- [GIVEN MATERIAL]

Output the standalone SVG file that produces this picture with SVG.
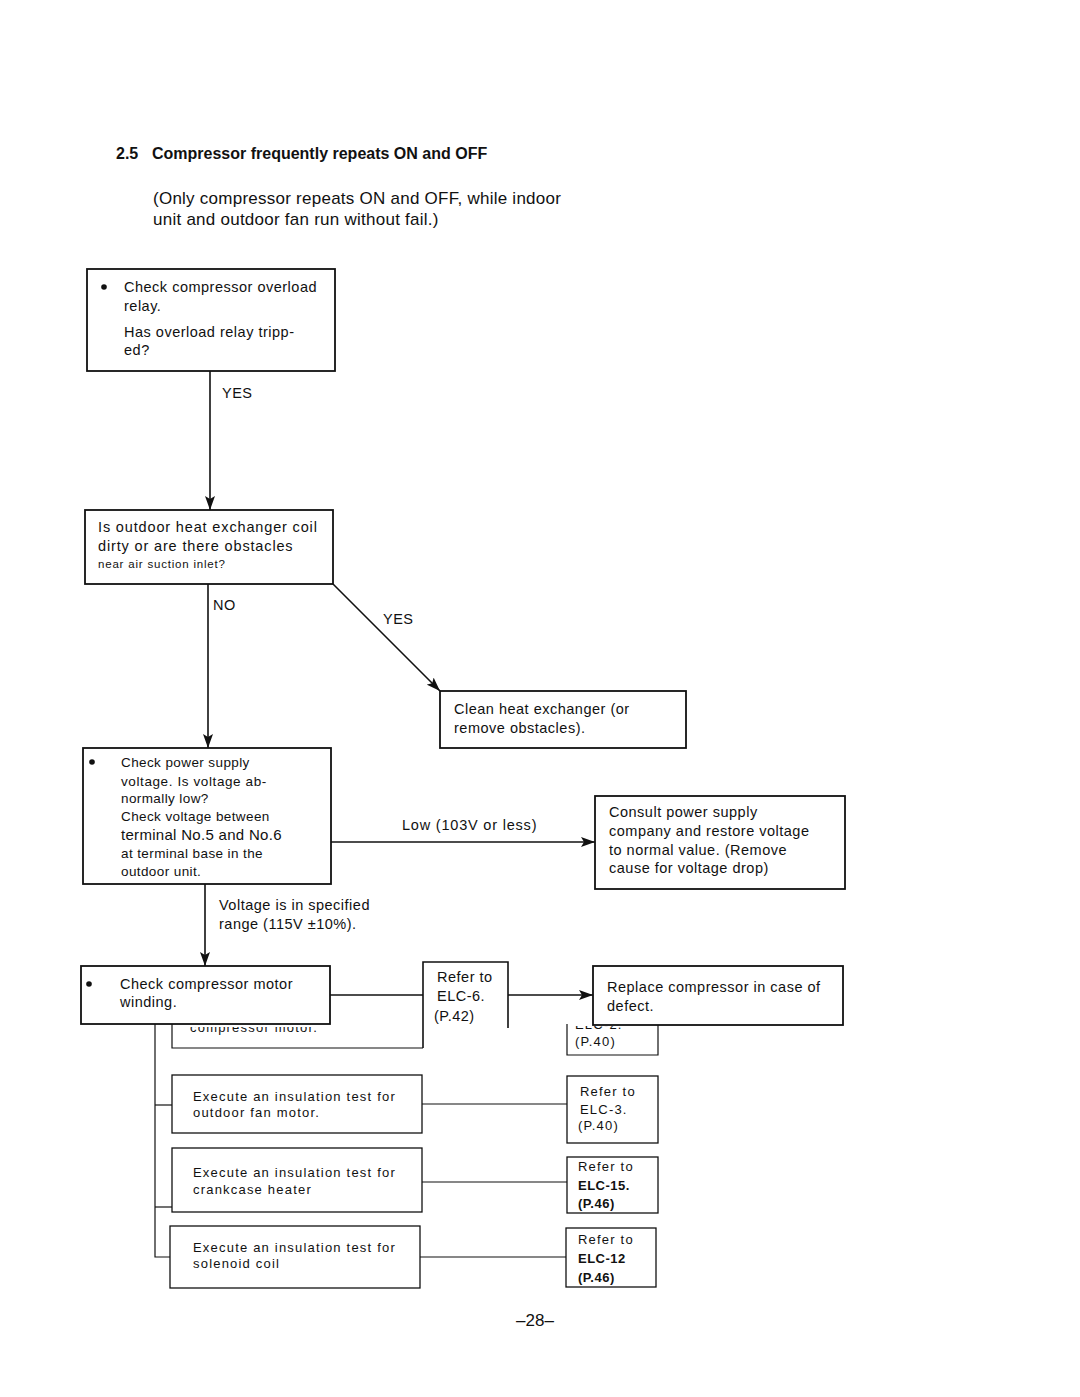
<svg xmlns="http://www.w3.org/2000/svg" width="1080" height="1397" viewBox="0 0 1080 1397">
<style>
text{font-family:"Liberation Sans",Arial,sans-serif;fill:#111}
.t{font-size:14.5px;letter-spacing:0.5px}
.s{font-size:13.5px;letter-spacing:0.4px}
.l{font-size:13px;letter-spacing:1.2px}
.b{font-weight:bold}
.box{fill:#fff;stroke:#111;stroke-width:1.8}
.thin{fill:#fff;stroke:#111;stroke-width:1.3}
.ln{fill:none;stroke:#111;stroke-width:1.6}
.ln2{fill:none;stroke:#111;stroke-width:1.2}
</style>
<defs>
<marker id="ah" viewBox="0 0 14 10" refX="14" refY="5" markerWidth="14" markerHeight="10" markerUnits="userSpaceOnUse" orient="auto">
<path d="M0,0 L14,5 L0,10 L3,5 Z" fill="#111"/>
</marker>
<clipPath id="cl1"><rect x="170" y="1027" width="260" height="30"/></clipPath>
<clipPath id="cl2"><rect x="565" y="1026" width="95" height="30"/></clipPath>
</defs>
<rect width="1080" height="1397" fill="#fff"/>

<g id="title">
<text x="116" y="159" font-size="16" font-weight="bold">2.5</text>
<text x="152" y="159" font-size="16" font-weight="bold">Compressor frequently repeats ON and OFF</text>
<text x="153" y="204" font-size="17" letter-spacing="0.25">(Only compressor repeats ON and OFF, while indoor</text>
<text x="153" y="225" font-size="17" letter-spacing="0.25">unit and outdoor fan run without fail.)</text>
</g>

<!-- overlapped shapes from the page below -->
<g id="hidden-left">
<text x="190" y="1032" class="l" clip-path="url(#cl1)">compressor motor.</text>
<path class="ln2" d="M172,1024 V1048 H423"/>
</g>
<g id="hidden-right">
<text x="575" y="1029" class="l" clip-path="url(#cl2)">ELC-2.</text>
<text x="575" y="1046" class="l">(P.40)</text>
<path class="ln2" d="M567,1024 V1055 H658 V1024"/>
</g>

<g id="connectors">
<line class="ln" x1="210" y1="371" x2="210" y2="510" marker-end="url(#ah)"/>
<line class="ln" x1="208" y1="584" x2="208" y2="748" marker-end="url(#ah)"/>
<line class="ln" x1="333" y1="584" x2="440" y2="691" marker-end="url(#ah)"/>
<line class="ln" x1="331" y1="842" x2="595" y2="842" marker-end="url(#ah)"/>
<line class="ln" x1="205" y1="884" x2="205" y2="966" marker-end="url(#ah)"/>
<line class="ln" x1="330" y1="995" x2="423" y2="995"/>
<line class="ln" x1="508" y1="995" x2="593" y2="995" marker-end="url(#ah)"/>
<path class="ln2" d="M155,1024 V1257 H170"/>
<line class="ln2" x1="155" y1="1105" x2="172" y2="1105"/>
<line class="ln2" x1="155" y1="1207" x2="172" y2="1207"/>
<line class="ln2" x1="422" y1="1104" x2="567" y2="1104"/>
<line class="ln2" x1="422" y1="1182" x2="567" y2="1182"/>
<line class="ln2" x1="420" y1="1257" x2="566" y2="1257"/>
<text x="222" y="398" class="t">YES</text>
<text x="213" y="610" class="t">NO</text>
<text x="383" y="624" class="t">YES</text>
<text x="402" y="830" class="t" style="letter-spacing:0.8px">Low (103V or less)</text>
<text x="219" y="910" class="t">Voltage is in specified</text>
<text x="219" y="929" class="t">range (115V ±10%).</text>
</g>

<g id="n1">
<rect class="box" x="87" y="269" width="248" height="102"/>
<circle cx="104" cy="287" r="2.8" fill="#111"/>
<text x="124" y="292" class="t">Check compressor overload</text>
<text x="124" y="311" class="t">relay.</text>
<text x="124" y="337" class="t">Has overload relay tripp-</text>
<text x="124" y="355" class="t">ed?</text>
</g>

<g id="n2">
<rect class="box" x="85" y="510" width="248" height="74"/>
<text x="98" y="532" class="t" style="letter-spacing:0.85px">Is outdoor heat exchanger coil</text>
<text x="98" y="551" class="t" style="letter-spacing:0.85px">dirty or are there obstacles</text>
<text x="98" y="568" style="font-size:11.5px;letter-spacing:0.8px">near air suction inlet?</text>
</g>

<g id="n3">
<rect class="box" x="440" y="691" width="246" height="57"/>
<text x="454" y="714" class="t">Clean heat exchanger (or</text>
<text x="454" y="733" class="t">remove obstacles).</text>
</g>

<g id="n4">
<rect class="box" x="83" y="748" width="248" height="136"/>
<circle cx="92" cy="762" r="2.8" fill="#111"/>
<text x="121" y="767" class="s">Check power supply</text>
<text x="121" y="786" class="s" style="letter-spacing:0.6px">voltage. Is voltage ab-</text>
<text x="121" y="803" class="s">normally low?</text>
<text x="121" y="821" class="s">Check voltage between</text>
<text x="121" y="840" style="font-size:15px;letter-spacing:0.3px">terminal No.5 and No.6</text>
<text x="121" y="858" class="s">at terminal base in the</text>
<text x="121" y="876" class="s">outdoor unit.</text>
</g>

<g id="n5">
<rect class="box" x="595" y="796" width="250" height="93"/>
<text x="609" y="817" class="t">Consult power supply</text>
<text x="609" y="836" class="t">company and restore voltage</text>
<text x="609" y="855" class="t">to normal value. (Remove</text>
<text x="609" y="873" class="t">cause for voltage drop)</text>
</g>

<g id="n6">
<rect class="box" x="81" y="966" width="249" height="58"/>
<circle cx="89" cy="984" r="2.8" fill="#111"/>
<text x="120" y="989" class="t">Check compressor motor</text>
<text x="120" y="1007" class="t">winding.</text>
</g>

<g id="n7">
<path class="ln" d="M423,1048 V962 H508 V1028"/>
<text x="437" y="982" class="t">Refer to</text>
<text x="437" y="1001" class="t">ELC-6.</text>
<text x="434" y="1021" class="t">(P.42)</text>
</g>

<g id="n8">
<rect class="box" x="593" y="966" width="250" height="59"/>
<text x="607" y="992" class="t">Replace compressor in case of</text>
<text x="607" y="1011" class="t">defect.</text>
</g>

<g id="n9">
<rect class="thin" x="172" y="1075" width="250" height="58"/>
<text x="193" y="1101" class="l">Execute an insulation test for</text>
<text x="193" y="1117" class="l">outdoor fan motor.</text>
</g>
<g id="n10">
<rect class="thin" x="567" y="1076" width="91" height="67"/>
<text x="580" y="1096" class="l">Refer to</text>
<text x="580" y="1114" class="l">ELC-3.</text>
<text x="578" y="1130" class="l">(P.40)</text>
</g>

<g id="n11">
<rect class="thin" x="172" y="1148" width="250" height="64"/>
<text x="193" y="1177" class="l">Execute an insulation test for</text>
<text x="193" y="1194" class="l">crankcase heater</text>
</g>
<g id="n12">
<rect class="thin" x="567" y="1157" width="91" height="56"/>
<text x="578" y="1171" class="l">Refer to</text>
<text x="578" y="1190" class="l b" style="letter-spacing:0.5px">ELC-15.</text>
<text x="578" y="1208" class="l b" style="letter-spacing:0.5px">(P.46)</text>
</g>

<g id="n13">
<rect class="thin" x="170" y="1226" width="250" height="62"/>
<text x="193" y="1252" class="l">Execute an insulation test for</text>
<text x="193" y="1268" class="l">solenoid coil</text>
</g>
<g id="n14">
<rect class="thin" x="566" y="1228" width="90" height="59"/>
<text x="578" y="1244" class="l">Refer to</text>
<text x="578" y="1263" class="l b" style="letter-spacing:0.5px">ELC-12</text>
<text x="578" y="1282" class="l b" style="letter-spacing:0.5px">(P.46)</text>
</g>

<text x="535" y="1326" font-size="17" text-anchor="middle">–28–</text>
</svg>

- [AIM]
In your copy, leave out the pictures and reproduce the material above exactly.

- [RIGHT ANSWER]
Output the standalone SVG file that produces this picture with SVG.
<svg xmlns="http://www.w3.org/2000/svg" width="1080" height="1397" viewBox="0 0 1080 1397">
<style>
text{font-family:"Liberation Sans",Arial,sans-serif;fill:#111}
.t{font-size:14.5px;letter-spacing:0.5px}
.s{font-size:13.5px;letter-spacing:0.4px}
.l{font-size:13px;letter-spacing:1.2px}
.b{font-weight:bold}
.box{fill:#fff;stroke:#111;stroke-width:1.8}
.thin{fill:#fff;stroke:#111;stroke-width:1.3}
.ln{fill:none;stroke:#111;stroke-width:1.6}
.ln2{fill:none;stroke:#111;stroke-width:1.2}
</style>
<defs>
<marker id="ah" viewBox="0 0 14 10" refX="14" refY="5" markerWidth="14" markerHeight="10" markerUnits="userSpaceOnUse" orient="auto">
<path d="M0,0 L14,5 L0,10 L3,5 Z" fill="#111"/>
</marker>
<clipPath id="cl1"><rect x="170" y="1027" width="260" height="30"/></clipPath>
<clipPath id="cl2"><rect x="565" y="1026" width="95" height="30"/></clipPath>
</defs>
<rect width="1080" height="1397" fill="#fff"/>

<g id="title">
<text x="116" y="159" font-size="16" font-weight="bold">2.5</text>
<text x="152" y="159" font-size="16" font-weight="bold">Compressor frequently repeats ON and OFF</text>
<text x="153" y="204" font-size="17" letter-spacing="0.25">(Only compressor repeats ON and OFF, while indoor</text>
<text x="153" y="225" font-size="17" letter-spacing="0.25">unit and outdoor fan run without fail.)</text>
</g>

<!-- overlapped shapes from the page below -->
<g id="hidden-left">
<text x="190" y="1032" class="l" clip-path="url(#cl1)">compressor motor.</text>
<path class="ln2" d="M172,1024 V1048 H423"/>
</g>
<g id="hidden-right">
<text x="575" y="1029" class="l" clip-path="url(#cl2)">ELC-2.</text>
<text x="575" y="1046" class="l">(P.40)</text>
<path class="ln2" d="M567,1024 V1055 H658 V1024"/>
</g>

<g id="connectors">
<line class="ln" x1="210" y1="371" x2="210" y2="510" marker-end="url(#ah)"/>
<line class="ln" x1="208" y1="584" x2="208" y2="748" marker-end="url(#ah)"/>
<line class="ln" x1="333" y1="584" x2="440" y2="691" marker-end="url(#ah)"/>
<line class="ln" x1="331" y1="842" x2="595" y2="842" marker-end="url(#ah)"/>
<line class="ln" x1="205" y1="884" x2="205" y2="966" marker-end="url(#ah)"/>
<line class="ln" x1="330" y1="995" x2="423" y2="995"/>
<line class="ln" x1="508" y1="995" x2="593" y2="995" marker-end="url(#ah)"/>
<path class="ln2" d="M155,1024 V1257 H170"/>
<line class="ln2" x1="155" y1="1105" x2="172" y2="1105"/>
<line class="ln2" x1="155" y1="1207" x2="172" y2="1207"/>
<line class="ln2" x1="422" y1="1104" x2="567" y2="1104"/>
<line class="ln2" x1="422" y1="1182" x2="567" y2="1182"/>
<line class="ln2" x1="420" y1="1257" x2="566" y2="1257"/>
<text x="222" y="398" class="t">YES</text>
<text x="213" y="610" class="t">NO</text>
<text x="383" y="624" class="t">YES</text>
<text x="402" y="830" class="t" style="letter-spacing:0.8px">Low (103V or less)</text>
<text x="219" y="910" class="t">Voltage is in specified</text>
<text x="219" y="929" class="t">range (115V ±10%).</text>
</g>

<g id="n1">
<rect class="box" x="87" y="269" width="248" height="102"/>
<circle cx="104" cy="287" r="2.8" fill="#111"/>
<text x="124" y="292" class="t">Check compressor overload</text>
<text x="124" y="311" class="t">relay.</text>
<text x="124" y="337" class="t">Has overload relay tripp-</text>
<text x="124" y="355" class="t">ed?</text>
</g>

<g id="n2">
<rect class="box" x="85" y="510" width="248" height="74"/>
<text x="98" y="532" class="t" style="letter-spacing:0.85px">Is outdoor heat exchanger coil</text>
<text x="98" y="551" class="t" style="letter-spacing:0.85px">dirty or are there obstacles</text>
<text x="98" y="568" style="font-size:11.5px;letter-spacing:0.8px">near air suction inlet?</text>
</g>

<g id="n3">
<rect class="box" x="440" y="691" width="246" height="57"/>
<text x="454" y="714" class="t">Clean heat exchanger (or</text>
<text x="454" y="733" class="t">remove obstacles).</text>
</g>

<g id="n4">
<rect class="box" x="83" y="748" width="248" height="136"/>
<circle cx="92" cy="762" r="2.8" fill="#111"/>
<text x="121" y="767" class="s">Check power supply</text>
<text x="121" y="786" class="s" style="letter-spacing:0.6px">voltage. Is voltage ab-</text>
<text x="121" y="803" class="s">normally low?</text>
<text x="121" y="821" class="s">Check voltage between</text>
<text x="121" y="840" style="font-size:15px;letter-spacing:0.3px">terminal No.5 and No.6</text>
<text x="121" y="858" class="s">at terminal base in the</text>
<text x="121" y="876" class="s">outdoor unit.</text>
</g>

<g id="n5">
<rect class="box" x="595" y="796" width="250" height="93"/>
<text x="609" y="817" class="t">Consult power supply</text>
<text x="609" y="836" class="t">company and restore voltage</text>
<text x="609" y="855" class="t">to normal value. (Remove</text>
<text x="609" y="873" class="t">cause for voltage drop)</text>
</g>

<g id="n6">
<rect class="box" x="81" y="966" width="249" height="58"/>
<circle cx="89" cy="984" r="2.8" fill="#111"/>
<text x="120" y="989" class="t">Check compressor motor</text>
<text x="120" y="1007" class="t">winding.</text>
</g>

<g id="n7">
<path class="ln" d="M423,1048 V962 H508 V1028"/>
<text x="437" y="982" class="t">Refer to</text>
<text x="437" y="1001" class="t">ELC-6.</text>
<text x="434" y="1021" class="t">(P.42)</text>
</g>

<g id="n8">
<rect class="box" x="593" y="966" width="250" height="59"/>
<text x="607" y="992" class="t">Replace compressor in case of</text>
<text x="607" y="1011" class="t">defect.</text>
</g>

<g id="n9">
<rect class="thin" x="172" y="1075" width="250" height="58"/>
<text x="193" y="1101" class="l">Execute an insulation test for</text>
<text x="193" y="1117" class="l">outdoor fan motor.</text>
</g>
<g id="n10">
<rect class="thin" x="567" y="1076" width="91" height="67"/>
<text x="580" y="1096" class="l">Refer to</text>
<text x="580" y="1114" class="l">ELC-3.</text>
<text x="578" y="1130" class="l">(P.40)</text>
</g>

<g id="n11">
<rect class="thin" x="172" y="1148" width="250" height="64"/>
<text x="193" y="1177" class="l">Execute an insulation test for</text>
<text x="193" y="1194" class="l">crankcase heater</text>
</g>
<g id="n12">
<rect class="thin" x="567" y="1157" width="91" height="56"/>
<text x="578" y="1171" class="l">Refer to</text>
<text x="578" y="1190" class="l b" style="letter-spacing:0.5px">ELC-15.</text>
<text x="578" y="1208" class="l b" style="letter-spacing:0.5px">(P.46)</text>
</g>

<g id="n13">
<rect class="thin" x="170" y="1226" width="250" height="62"/>
<text x="193" y="1252" class="l">Execute an insulation test for</text>
<text x="193" y="1268" class="l">solenoid coil</text>
</g>
<g id="n14">
<rect class="thin" x="566" y="1228" width="90" height="59"/>
<text x="578" y="1244" class="l">Refer to</text>
<text x="578" y="1263" class="l b" style="letter-spacing:0.5px">ELC-12</text>
<text x="578" y="1282" class="l b" style="letter-spacing:0.5px">(P.46)</text>
</g>

<text x="535" y="1326" font-size="17" text-anchor="middle">–28–</text>
</svg>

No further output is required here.